Example for sequence feature curation

the example is from WBPaper00003631


Feature : "egl-1_temp_1.1"
Sequence VF23B12L
Mapping_target VF23B12L
Flanking_sequences cagctcaattattaaattttattgggtattgttta cataaaattctattgtcccagatttaggatacatcg
DNA_text CTCCTAACCGGGTGGTC
Description "This is a TRA-1 binding site that represses egl-1."
Remark "This is the TF_binding_site for TRA-1 which silences egl-1. 
N.B. a 'silencer' Feature has also been made at this location to aid expression and interaction curation
[2013-07-23 gw3]"
Associated_with_gene WBGene00001170 // egl-1
Bound_by_product_of WBGene00006604 // tra-1
Transcription_factor WBTranscriptionFactor000029 // tra-1
Method  TF_binding_site
SO_term "SO:0000235" // TF_binding_site
Defined_by_paper WBPaper00003631
Public_name "TRA-1 binding site"

Feature : "egl-1_temp_1.2"
Sequence VF23B12L
Mapping_target VF23B12L
Flanking_sequences cagctcaattattaaattttattgggtattgttta cataaaattctattgtcccagatttaggatacatcg
DNA_text CTCCTAACCGGGTGGTC
Description "This is the silencer of egl-1, containing a single TF_binding_site bound by TRA-1."
Remark "Made this 'silencer' feature in addition to the TRA-1 TF_binding_site Feature to aid expression 
and interaction curation [2013-07-23 gw3]"
Associated_with_gene WBGene00001170 // egl-1
Method  silencer
SO_term "SO:0000625" // silencer
Defined_by_paper WBPaper00003631
Public_name "TRA-1 binding site silencer"
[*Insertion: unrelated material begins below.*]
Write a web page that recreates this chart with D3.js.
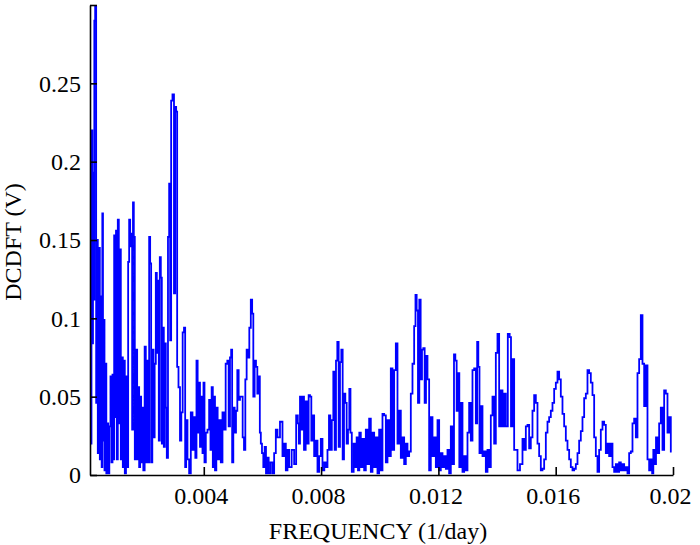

Most Expr_pattern and Interaction objects will be attached to the 'enhancer/silencer' Features rather than the TF_binding_site Features

Link to Gene Regulation/Regulatory interaction

A regulatory interaction object is generated and added to the Sequence feature object. In the specific example:

//Associated_with_interaction WBInteraction000520178

Link to Expression pattern

When do we link sequence features to Expression Pattern objects and how.

current pipeline

  • [Pegl-1::gfp] transcriptional fusion from WBPaper00003631.
  • Curator creates an Expression object for egl-1 in the pharynx and links it to pegl-1::GFP transgene.
  • Sequence curator creates a sequence feature for that object -we are not there yet but we should aim for it.
  • In the sequence feature object there will be a link to the expression.
Expr_pattern : "Expr11092"
Anatomy_term	"WBbt:0004757" Certain //HSNR
Anatomy_term	"WBbt:0004758" Certain //HSNL
Anatomy_term	"WBbt:0007850" Certain //male
Gene	"WBGene00001170"//egl-1
Pattern	"The egl-1 gene appears to be expressed in the HSNs in males, in which the HSNs normally undergo 
programmed cell death, but not in hermaphrodites, in which the HSNs normally survive."
Reference	"WBPaper00003631"
Reporter_gene	"[Pegl-1::gfp] transcriptional fusion. To construct Pegl-1::gfp, bases +174 to +5820 (5'-3') 
downstream of the stop codon of the egl-1 gene and bases -1914 to -837 (5'-3') upstream of the stop codon were
amplified with appropriate primers and cloned into the SpeI-ApaI (5'-3') and PstI-BamHI (5'-3') sites of 
vector pPD95.69, respectively (A. Fire et al., personal communication). --precise ends."

proposed pipeline

  • Immunohistochemistry and in situ hybridization
  • GFP reporter fusions


As of now few Expression Patterns are linked to the Genome Browser (Vancouver set is the only data set). The ultimate goal is to map, whenever we can, expression constructs to the genome browser.